I’m a 40 year old Husband & Father to 4 little girls and my story starts on 26th July 2013.
I’d gone to the pictures to watch Despicable me 2 with my wife, Eve & Daughters Kinsey (9), Nyah (6) & Willow (3). Dempsey (1) was too young (And loud) to make it through a whole film. Anyway, about half way through, Willow was a bit bored so I took her for a walk. I noticed my lower left leg felt numb but I just put it down to maybe sitting a bit awkwardly and thought nothing more of it.
As the weekend went by, this numbness spread to my right leg & left arm. After much worrying by Eve I rang NHS111 on the Sunday and told them of my symptoms. An ambulance was dispatched immediately. After many of the same tests by different Doctors, Nurses etc I was sent for a brain MRI on the Tuesday morning.
The MRI came back clear so I was sent for a spinal MRI about 6 weeks later. During this time I was referred to a Neurologist and had various blood tests.
My symptoms had worsened: Excruciating pain in both legs, a mixture of numbness & pain in my left arm, really noticeable tremors in both hands and problems remembering things, concentrating and stopping mid sentence because i just couldnt remember what i was talking about. These symptoms persist an I need the aid of either a stick or wheelchair to go anywhere outside of our home.
My GP asvised me that I will require further tests under the neurologist for demylination (a word I was not even aware of at the time). I have since become aware that many symptoms that I have do tie in with MS and I must admit I am scared of what my future and 16/10/13 (Appt with neurologist) hold.
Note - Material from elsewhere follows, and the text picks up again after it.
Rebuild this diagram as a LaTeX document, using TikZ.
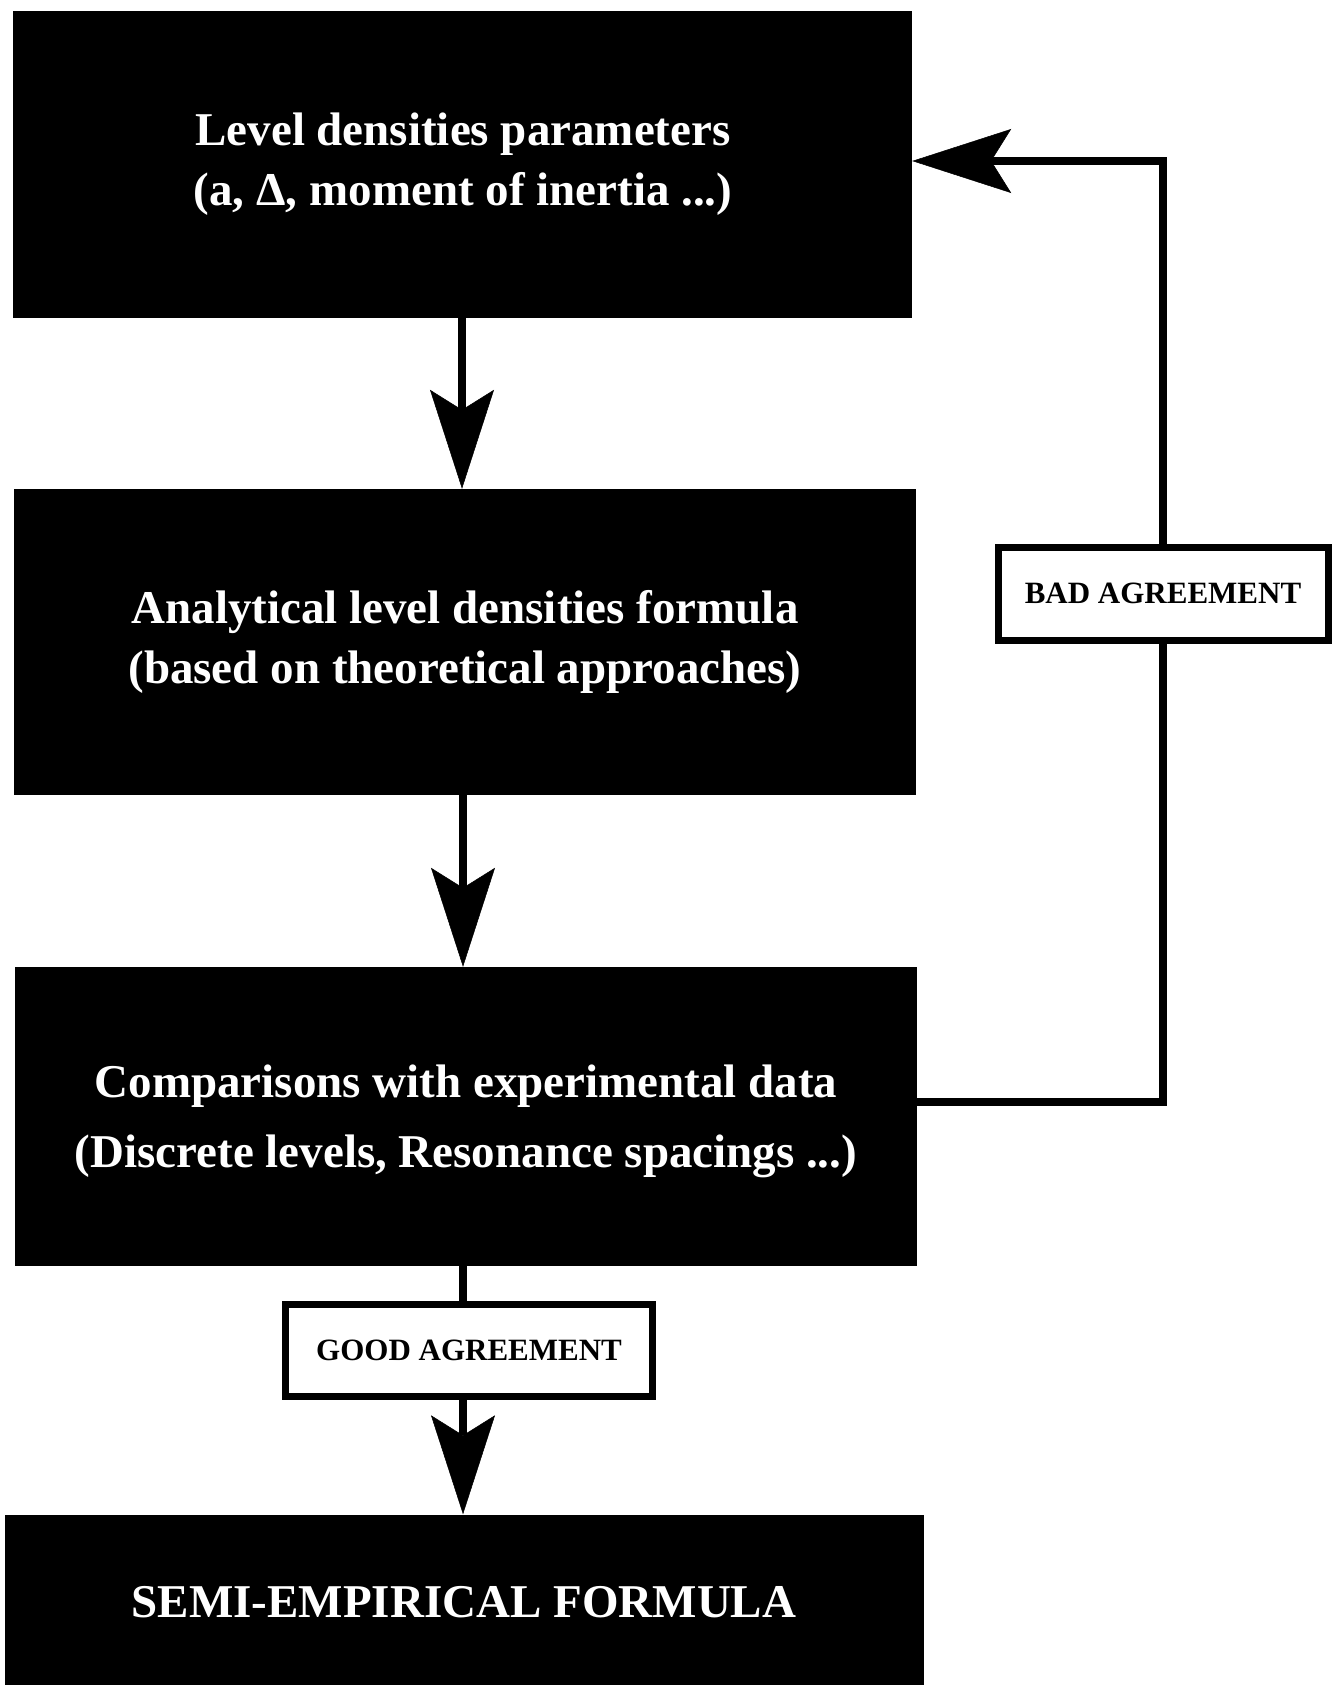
\documentclass[tikz,border=0pt]{standalone}
\usepackage{fontspec}
\setmainfont{Liberation Serif}
\usetikzlibrary{arrows.meta}
\tikzset{
  blackbox/.style={rectangle, fill=black, draw=none, inner sep=0pt},
  boxtext/.style={text=white, font=\fontsize{47}{60}\selectfont\bfseries, align=center, inner sep=0pt},
  widetext/.style={text=white, font=\fontsize{47}{70}\selectfont\bfseries, align=center, inner sep=0pt},
  tagbox/.style={rectangle, draw=black, line width=7pt, fill=white, inner sep=0pt,
    font=\fontsize{31}{36}\selectfont\bfseries},
  flow/.style={line width=8pt, -{Stealth[length=99pt, width=64pt, inset=20pt, line width=0.5pt]}},
  plain/.style={line width=8pt},
}
\begin{document}
\begin{tikzpicture}[x=1pt, y=-1pt]
\useasboundingbox (0,0) rectangle (1333,1685);
\fill[white] (0,0) rectangle (1333,1685);
% boxes
\node[blackbox, minimum width=899pt, minimum height=307pt] (b1) at (462.5,164.5) {};
\node[blackbox, minimum width=902pt, minimum height=306pt] (b2) at (465,642) {};
\node[blackbox, minimum width=902pt, minimum height=299pt] (b3) at (466,1116.5) {};
\node[blackbox, minimum width=919pt, minimum height=171pt] (b4) at (464.5,1600) {};
% texts
\node[boxtext] (t1) at (463,164) {Level densities parameters\\(a, Δ, moment of inertia ...)};
\node[boxtext] (t2) at (465,642) {Analytical level densities formula\\(based on theoretical approaches)};
\node[widetext] (t3) at (466,1121) {Comparisons with experimental data\\(Discrete levels, Resonance spacings ...)};
\node[boxtext] (t4) at (464,1602) {SEMI-EMPIRICAL FORMULA};
% tags
\node[tagbox, minimum width=367pt, minimum height=92pt] (good) at (469,1350) {GOOD AGREEMENT};
\node[tagbox, minimum width=330pt, minimum height=93pt] (bad) at (1163,593.5) {BAD AGREEMENT};
% connectors
\draw[flow] (b1.south -| 462,0) -- (b2.north -| 462,0);
\draw[flow] (b2.south -| 463,0) -- (b3.north -| 463,0);
\draw[plain] (b3.south -| 463,0) -- (good.north -| 463,0);
\draw[flow] (good.south -| 463,0) -- (b4.north -| 463,0);
\coordinate (c1) at (1163,1102);
\coordinate (c2) at (1163,161);
\draw[plain] (b3.east |- c1) -- (c1) -- (bad.south);
\draw[flow] (bad.north) -- (c2) -- (b1.east |- c2);
\end{tikzpicture}
\end{document}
It has also occured to me that on 5 separate occasions in the last few years There have been signs that something (whether it be MS or something else) was maybe not quite right. Ranging from debilitating pain/ weakness/ numbness in limbs, uncontrollable tremors in my hands, periods of extreme fatigue, temporoary blindness and a worsening brain function (I did originally put this down to advancing years)
I suppose i’m using this forum as a sort of needy sounding board to see if anyone else has had the same feelings swinging from uncertainty, fear, wondering if i’m just a massive hypochondriac thinking I really don’t want anything to be wrong with me but wanting to know that there is some reason for it. If anyone does feel like this it would be great just to know that i’m not alone.
Thanks for reading and sorry for the essay.